The primary purpose of a personal injury lawsuit is to put the plaintiff in the same or similar financial position they would have been in had the defendant never harmed them. But on occasion, the defendant’s actions (or lack of action) were so egregiously reckless or purposefully destructive that merely having them compensate you for your damages is not enough.

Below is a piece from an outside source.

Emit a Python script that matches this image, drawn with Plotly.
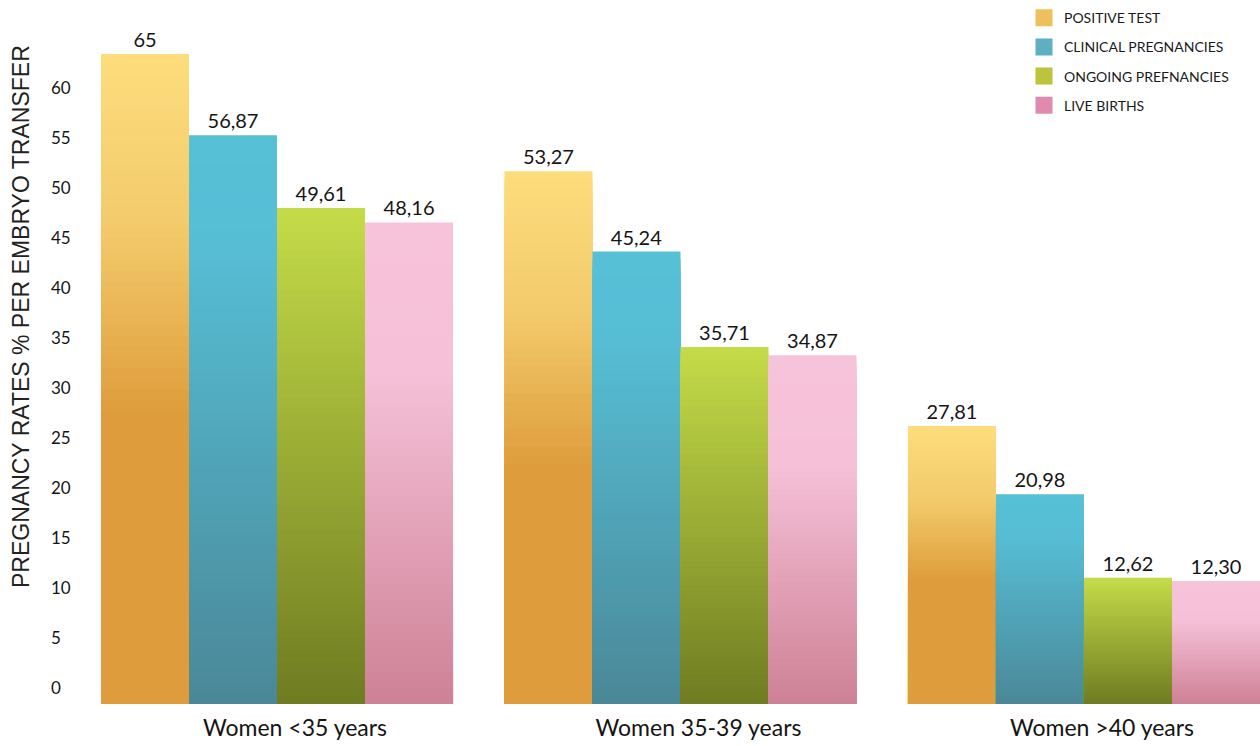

Focused on the defendant’s behavior, not your damages

This is what punitive damages are for. As the term implies, this is a special type of damages meant to punish a personal injury defendant for extremely negligent or intentional behavior. Possible examples include causing a drunk driving car accident with blood-alcohol content three times the legal limit or ramming a pedestrian with a car. Indiana law considers cases like these so dangerous to the public that it allows plaintiffs to pursue punitive damages to discourage the defendant from doing it again.

Capped damages

At the same time, state law limits how much you can be awarded in punitive damages. The statute addressing punitive damages caps it at either three times your compensatory damages or $50,000, whichever is greater. For example, if the jury awards you $100,000 in compensatory damages, you could also be awarded up to $300,000 in punitive damages.

Punitive damages are not a factor in most auto accident claims, but you and your attorney should pursue all possible compensation, which could include punitive damages, depending on the facts. An experienced lawyer will know how to deliver maximum compensation for serious car crash injuries. This can mean a settlement out of court or going to trial.